然而,自此以后,学者们对此却鲜有表态。很少有关于反私刑运动的论述能够捕捉到这场运动在宪法上的持久意义。同样地,关于第十四修正案执行条款的法律评论也常常忽略这一时期,而直接从重建时期跳到20世纪50年代和60年代的民权运动。
This Note offers a novel reading of the Dyer Bill’s development and demise, challenging the standard narrative about how members of Congress and their constituents regarded the Fourteenth Amendment in the Jim Crow era and about Black citizens’ fidelity to the Republican Party. Upending the assumption that Americans in the first half of the twentieth century considered the Fourteenth Amendment a dead letter for achieving racial justice, this Note reveals a country actively concerned with the amendment’s promise and possibilities. Long before the 1964 Civil Rights Act and even the New Deal, the Dyer Bill debates prompted politicians and the public to consider the scope of state action and of Congress’s unique prerogatives under the Fourteenth Amendment’s Enforcement Clause. The Dyer Bill’s history holds lasting lessons for assessing Congress’s obligations and political parties’ incentives to address ongoing issues of racial injustice.

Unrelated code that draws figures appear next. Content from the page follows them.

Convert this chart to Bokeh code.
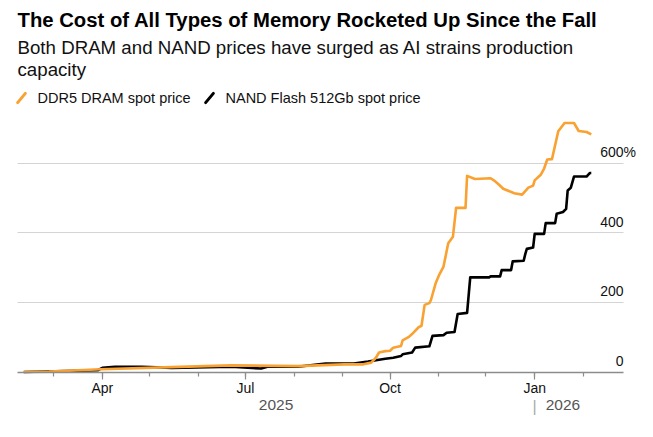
import math
import pandas as pd
from bokeh.plotting import figure
from bokeh.models import (Range1d, FixedTicker, DatetimeTickFormatter, Label,
                          ColumnDataSource)
from bokeh.embed import file_html
from bokeh.resources import INLINE

# ---------------- data (percent change since Feb 2025) ----------------
dram_dates = ["2025-02-10", "2025-02-26", "2025-03-31", "2025-05-15", "2025-06-22",
              "2025-08-03", "2025-09-02", "2025-09-14", "2025-09-19", "2025-09-22",
              "2025-09-24", "2025-09-28", "2025-10-01", "2025-10-03", "2025-10-08",
              "2025-10-09", "2025-10-13", "2025-10-15", "2025-10-19", "2025-10-21",
              "2025-10-23", "2025-10-26", "2025-10-27", "2025-10-30", "2025-11-01",
              "2025-11-04", "2025-11-07", "2025-11-10", "2025-11-12", "2025-11-18",
              "2025-11-19", "2025-11-24", "2025-12-04", "2025-12-06", "2025-12-09",
              "2025-12-12", "2025-12-19", "2025-12-24", "2025-12-28", "2025-12-31",
              "2026-01-01", "2026-01-05", "2026-01-07", "2026-01-09", "2026-01-12",
              "2026-01-16", "2026-01-20", "2026-01-26", "2026-01-29", "2026-02-03",
              "2026-02-06"]
dram_values = [0, 1, 8, 14, 19,
               17, 22, 22, 27, 41,
               56, 60, 61, 70, 75,
               91, 101, 109, 128, 133,
               193, 198, 207, 255, 277,
               303, 370, 389, 472, 472,
               564, 555, 557, 551, 540,
               527, 514, 510, 530, 536,
               551, 568, 585, 611, 612,
               692, 716, 716, 693, 690,
               683]

nand_dates = ["2025-02-10", "2025-03-29", "2025-04-01", "2025-04-09", "2025-04-26",
              "2025-05-15", "2025-06-22", "2025-07-11", "2025-07-15", "2025-08-03",
              "2025-08-21", "2025-09-08", "2025-09-17", "2025-09-22", "2025-09-28",
              "2025-10-03", "2025-10-08", "2025-10-09", "2025-10-15", "2025-10-17",
              "2025-10-26", "2025-10-28", "2025-11-04", "2025-11-06", "2025-11-11",
              "2025-11-13", "2025-11-19", "2025-11-21", "2025-12-03", "2025-12-04",
              "2025-12-10", "2025-12-11", "2025-12-17", "2025-12-18", "2025-12-25",
              "2025-12-26", "2025-12-27", "2025-12-31", "2026-01-01", "2026-01-07",
              "2026-01-08", "2026-01-14", "2026-01-15", "2026-01-19", "2026-01-21",
              "2026-01-22", "2026-01-24", "2026-01-26", "2026-02-03", "2026-02-05",
              "2026-02-06"]
nand_values = [0, 5, 12, 15, 15,
               12, 15, 10, 15, 15,
               24, 24, 30, 34, 38,
               41, 46, 51, 56, 70,
               74, 104, 106, 113, 115,
               167, 170, 272, 272, 275,
               275, 293, 293, 318, 320,
               339, 354, 358, 397, 397,
               428, 428, 455, 460, 469,
               522, 530, 562, 562, 572,
               572]

y_ticks = [0, 200, 400, 600]
y_tick_labels = ["0", "200", "400", "600"]
quarter_ticks = ["2025-04-01", "2025-07-01", "2025-10-01", "2026-01-01"]
month_ticks = ["2025-03-01", "2025-04-01", "2025-05-01", "2025-06-01", "2025-07-01",
               "2025-08-01", "2025-09-01", "2025-10-01", "2025-11-01", "2025-12-01",
               "2026-01-01", "2026-02-01"]
year_labels = ["2025", "2026"]

title_text = "The Cost of All Types of Memory Rocketed Up Since the Fall"
subtitle_lines = ["Both DRAM and NAND prices have surged as AI strains production",
                  "capacity"]
legend_names = ["DDR5 DRAM spot price", "NAND Flash 512Gb spot price"]


def ms(d):
    return pd.Timestamp(d).timestamp() * 1000.0


DAY = 86400000.0
ORANGE = "#F9A131"
BLACK = "#000000"
FONT = "Liberation Sans"

W, H = 637, 421
# plotting area geometry (pixels on the canvas)
PX_PER_DAY = 1.572
PX_PER_UNIT = 0.3478
AX_LEFT, AX_RIGHT, AX_ZERO = 17, 623, 371.5

x_start = ms("2025-02-06")                      # left end of the axis line
x_stop = x_start + (AX_RIGHT - AX_LEFT) / PX_PER_DAY * DAY
x_lo = x_start - AX_LEFT / PX_PER_DAY * DAY
x_hi = x_start + (W - AX_LEFT) / PX_PER_DAY * DAY
y_lo = -(H - AX_ZERO) / PX_PER_UNIT
y_hi = AX_ZERO / PX_PER_UNIT


def px_to_x(px):
    return x_lo + px / PX_PER_DAY * DAY


def py_to_y(py):
    return (AX_ZERO - py) / PX_PER_UNIT


p = figure(width=W, height=H, output_backend="svg", toolbar_location=None,
           x_axis_type="datetime", y_axis_location=None,
           x_range=Range1d(x_lo, x_hi), y_range=Range1d(y_lo, y_hi),
           min_border_left=0, min_border_right=0, min_border_top=0,
           min_border_bottom=0, tools="")
p.outline_line_color = None
p.background_fill_color = "white"
p.border_fill_color = "white"
p.xgrid.visible = False
for g in p.ygrid:
    g.ticker = FixedTicker(ticks=y_ticks[1:])
    g.grid_line_color = "#d4d4d4"
    g.grid_line_width = 1
    g.cross_bounds = (x_start, x_stop)

ax = p.xaxis[0]
ax.fixed_location = 0
ax.bounds = (x_start, x_stop)
ax.ticker = FixedTicker(ticks=[ms(d) for d in quarter_ticks],
                        minor_ticks=[ms(d) for d in month_ticks])
fmt = "%b"
ax.formatter = DatetimeTickFormatter(microseconds=fmt, milliseconds=fmt, seconds=fmt,
                                     minsec=fmt, minutes=fmt, hourmin=fmt, hours=fmt,
                                     days=fmt, months=fmt, years=fmt,
                                     boundary_scaling=False)
ax.axis_line_color = "#8c8c8c"
ax.axis_line_width = 1.6
ax.major_tick_line_color = "#8c8c8c"
ax.minor_tick_line_color = "#8c8c8c"
ax.major_tick_line_width = 1.2
ax.minor_tick_line_width = 1.2
ax.major_tick_in = 0
ax.major_tick_out = 7
ax.minor_tick_in = 0
ax.minor_tick_out = 4
ax.major_label_standoff = 1
ax.major_label_text_font = FONT
ax.major_label_text_font_size = "14px"
ax.major_label_text_color = "#111111"

nand_src = ColumnDataSource(dict(x=pd.to_datetime(nand_dates), y=nand_values))
dram_src = ColumnDataSource(dict(x=pd.to_datetime(dram_dates), y=dram_values))
p.line("x", "y", source=nand_src, line_color=BLACK, line_width=2.6, line_join="round")
p.line("x", "y", source=dram_src, line_color=ORANGE, line_width=2.6, line_join="round")

# y tick labels, right-aligned at the end of the gridlines
for v, t in zip(y_ticks, y_tick_labels):
    p.add_layout(Label(x=x_stop, y=v, text=t, text_align="right",
                       text_baseline="alphabetic", y_offset=11,
                       text_font=FONT, text_font_size="14px", text_color="#111111"))
p.add_layout(Label(x=x_stop, y=y_ticks[-1], text="%", text_align="left",
                   text_baseline="alphabetic", y_offset=11,
                   text_font=FONT, text_font_size="14px", text_color="#111111"))

# year labels under the month labels (screen y measured from the bottom)
jan26 = ms("2026-01-01")
p.add_layout(Label(x=(x_start + jan26) / 2, y=17, y_units="screen", text=year_labels[0],
                   text_align="center", text_baseline="alphabetic",
                   text_font=FONT, text_font_size="15.5px", text_color="#555555"))
p.add_layout(Label(x=jan26, y=17, y_units="screen", x_offset=11, text=year_labels[1],
                   text_align="left", text_baseline="alphabetic",
                   text_font=FONT, text_font_size="15.5px", text_color="#555555"))
p.add_layout(Label(x=jan26, y=15, y_units="screen", text="|",
                   text_align="center", text_baseline="alphabetic",
                   text_font=FONT, text_font_size="16px", text_color="#aaaaaa"))

# title block
p.add_layout(Label(x=AX_LEFT, y=H - 19, x_units="screen", y_units="screen", text=title_text,
                   text_font=FONT, text_font_style="bold", text_font_size="20.3px",
                   text_color="#000000", text_baseline="alphabetic"))
for i, line in enumerate(subtitle_lines):
    p.add_layout(Label(x=AX_LEFT, y=H - 47 - 22 * i, x_units="screen", y_units="screen",
                       text=line, text_font=FONT, text_font_size="18.7px",
                       text_color="#111111", text_baseline="alphabetic"))

# legend: slanted stroke icons + names
leg_y = H - 97
icon_src = ColumnDataSource(dict(x=[px_to_x(21), px_to_x(209)],
                                 y=[py_to_y(97.5), py_to_y(97.5)],
                                 c=[ORANGE, BLACK]))
p.scatter("x", "y", source=icon_src, marker="dash", size=12, angle=math.radians(50),
          line_color="c", line_width=3, line_cap="round")
for name, tx in [(legend_names[0], 37), (legend_names[1], 225)]:
    p.add_layout(Label(x=tx, y=leg_y, x_units="screen", y_units="screen", text=name,
                       text_font=FONT, text_font_size="14.5px", text_color="#111111",
                       text_baseline="alphabetic"))

open("out.html", "w").write(file_html(p, INLINE))
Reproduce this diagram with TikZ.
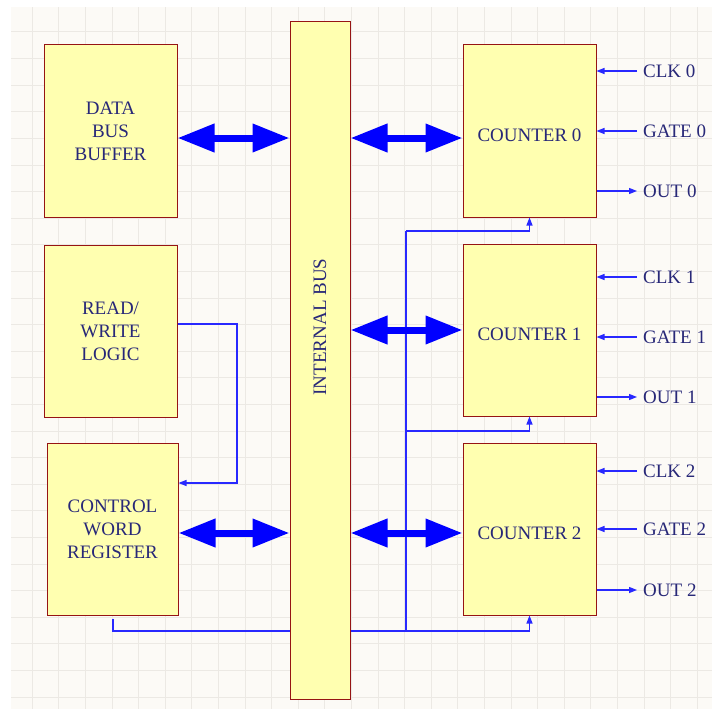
\documentclass[tikz,border=0pt]{standalone}
\usepackage{fontspec}
\setmainfont{Liberation Serif}
\usetikzlibrary{arrows.meta, positioning, calc}
\definecolor{gridbg}{RGB}{252,250,246}
\definecolor{gridln}{RGB}{236,233,228}
\definecolor{boxfill}{RGB}{255,255,176}
\definecolor{boxedge}{RGB}{150,20,20}
\definecolor{labeltext}{RGB}{40,40,120}
\definecolor{wireblue}{RGB}{40,40,255}

\begin{document}
\begin{tikzpicture}[x=1pt, y=-1pt,
    block/.style={draw=boxedge, fill=boxfill, line width=1pt, align=center,
        text=labeltext, font=\fontsize{19}{23}\selectfont, inner sep=0pt},
    counter/.style={block, minimum width=133pt, minimum height=172pt, text height=22pt},
    busarrow/.style={blue, line width=7pt,
        {Triangle[width=27pt,length=37pt]}-{Triangle[width=27pt,length=37pt]}},
    wire/.style={draw=wireblue, line width=1.3pt},
    pin/.style={wire, -{Triangle[width=6pt,length=8pt]}},
    pinlabel/.style={anchor=west, text=labeltext, font=\fontsize{19}{23}\selectfont,
        inner xsep=6pt, inner ysep=2pt}]
    \useasboundingbox (0,0) rectangle (712,709);

    % Grid
    \fill[gridbg] (11,7) rectangle (712,709);
    \foreach \k in {0,...,25} {
        \draw[gridln, line width=1pt] (32.3+26.6*\k,7) -- (32.3+26.6*\k,709);
        \draw[gridln, line width=1pt] (11,32+26.6*\k) -- (712,32+26.6*\k);
    }

    % Left column
    \node[block, minimum width=133pt, minimum height=172pt] (dbb) at (110.5,131) {DATA\\BUS\\BUFFER};
    \node[block, minimum width=133pt, minimum height=172pt] (rw) at (110.5,331) {READ/\\WRITE\\LOGIC};
    \node[block, minimum width=131pt, minimum height=172pt] (cw) at (112.5,529) {CONTROL\\WORD\\REGISTER};

    % Internal bus
    \node[block, minimum width=60pt, minimum height=677pt] (bus) at (320,360.5) {};
    \node[rotate=90, text=labeltext, font=\fontsize{19}{23}\selectfont] (buslabel) at (320,327) {INTERNAL BUS};

    % Counters
    \node[counter] (c0) at (529.5,131) {COUNTER 0};
    \node[counter] (c1) at (529.5,330) {COUNTER 1};
    \node[counter] (c2) at (529.5,529) {COUNTER 2};

    % Wires to the counters
    \coordinate (rwa) at (237,324);
    \coordinate (rwb) at (237,483);
    \coordinate (cwtap) at (113,631);
    \coordinate (trunk) at (406,631);
    \coordinate (tap0) at (406,231);
    \coordinate (tap1) at (406,431);
    \draw[pin] (rw.east |- rwa) -- (rwa) -- (rwb) -- (rwb -| cw.east);
    \draw[wire] ([yshift=-3pt]cw.south -| cwtap) -- (cwtap) -- (cwtap -| bus.west);
    \draw[pin] (bus.east |- cwtap) -| (c2.south);
    \draw[wire] (trunk) -- (tap0);
    \draw[pin] (tap0) -| (c0.south);
    \draw[pin] (tap1) -| (c1.south);

    % Bus arrows
    \draw[busarrow] ([yshift=-7pt]dbb.east) -- ([yshift=-7pt]dbb.east -| bus.west);
    \draw[busarrow] ([yshift=-4pt]cw.east) -- ([yshift=-4pt]cw.east -| bus.west);
    \draw[busarrow] ([yshift=-7pt]c0.west -| bus.east) -- ([yshift=-7pt]c0.west);
    \draw[busarrow] (c1.west -| bus.east) -- (c1.west);
    \draw[busarrow] ([yshift=-4pt]c2.west -| bus.east) -- ([yshift=-4pt]c2.west);

    % Pins
    \foreach \i/\yc/\yg/\yo in {0/71/131/191, 1/277/337/397, 2/471/529/590} {
        \node[pinlabel] (clk\i) at (637,\yc) {CLK \i};
        \node[pinlabel] (gate\i) at (637,\yg) {GATE \i};
        \node[pinlabel] (out\i) at (637,\yo) {OUT \i};
        \draw[pin] (clk\i.west) -- (clk\i.west -| c\i.east);
        \draw[pin] (gate\i.west) -- (gate\i.west -| c\i.east);
        \draw[pin] (out\i.west -| c\i.east) -- (out\i.west);
    }

\end{tikzpicture}
\end{document}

本评注为戴尔法案的发展和消亡提供了新的解读,挑战了关于国会议员及其选民在吉姆·克劳时代如何看待第十四修正案,以及黑人公民对共和党忠诚度的标准叙事。本评注推翻了下述假设,即20世纪上半叶的美国人认为第十四修正案对于实现种族正义而言不过是一纸空文,并揭示了一个积极关注该修正案所作承诺及其实现之可能性的国家。早在1964年的《民权法案》甚至新政之前,关于戴尔法案的辩论就促使政治家和公众考虑州行为的范围,以及国会在第十四修正案执行条款下享有的独特特权。戴尔法案的历史为评估国会解决种族不公正问题的义务和政党解决该问题的动机提供了持久的借镜。